Though it’s hard to prove the success of prevention, that may be the best way to address all three issues above. Because most of my work has been in the “deep end” of the system, I have become an ardent supporter of prevention and early intervention. (At the risk of sounding really self-righteous, I’d love to work myself out of a job!) So many people I’ve had the privilege of caring for have experienced terrible physical, mental, and sexual trauma as children and adolescents. What would it be like if people weren’t molested or assaulted when they were kids? What would it be like if pregnant people didn’t experience violence from their partners? What would happen if youth who identify as LGBTQ+ experienced acceptance and support from their families? What if emotional self-regulation skills were part of prenatal care and school curricula? These prevention efforts can be folded into policy, which can influence culture. Reducing (minimizing? eliminating?) poverty through policy could improve outcomes not only for mental health, but for physical health. (The Spirit Level by Wilkinson and Pickett provide some compelling data about this.) Ensuring that psychiatric interventions and treatments from non-American/European frames are funded and evaluated for efficacy not only increases treatment options, but these non-Western treatments may also appeal to different populations.
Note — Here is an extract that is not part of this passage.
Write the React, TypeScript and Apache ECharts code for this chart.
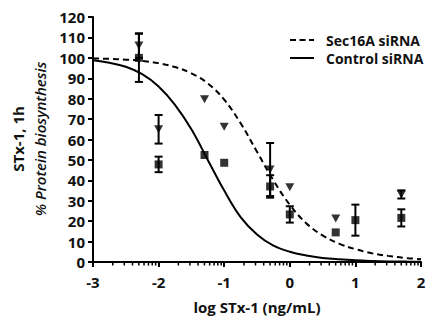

Funding for the mental health and substance use disorder systems is complicated; it took me years as a medical director to understand how it works at the county level. Funding systems should follow the clinical delivery of services, but, unfortunately, the delivery of psychiatric services (as with the rest of health care) is based on funding systems. This makes implementing services, accessing care, and improving outcomes needlessly challenging for actual human beings. While the 988 line is an encouraging development, I worry that, if the crisis system is the most robust part of the psychiatric care system, then crisis care will be the only place where one can get quality care. And no one should have to experience one of the worst days in their life to receive good care.
I can’t help but observe how my reactions above can also apply to how the US has responded (or not) to the Covid pandemic. I continue to grasp at words.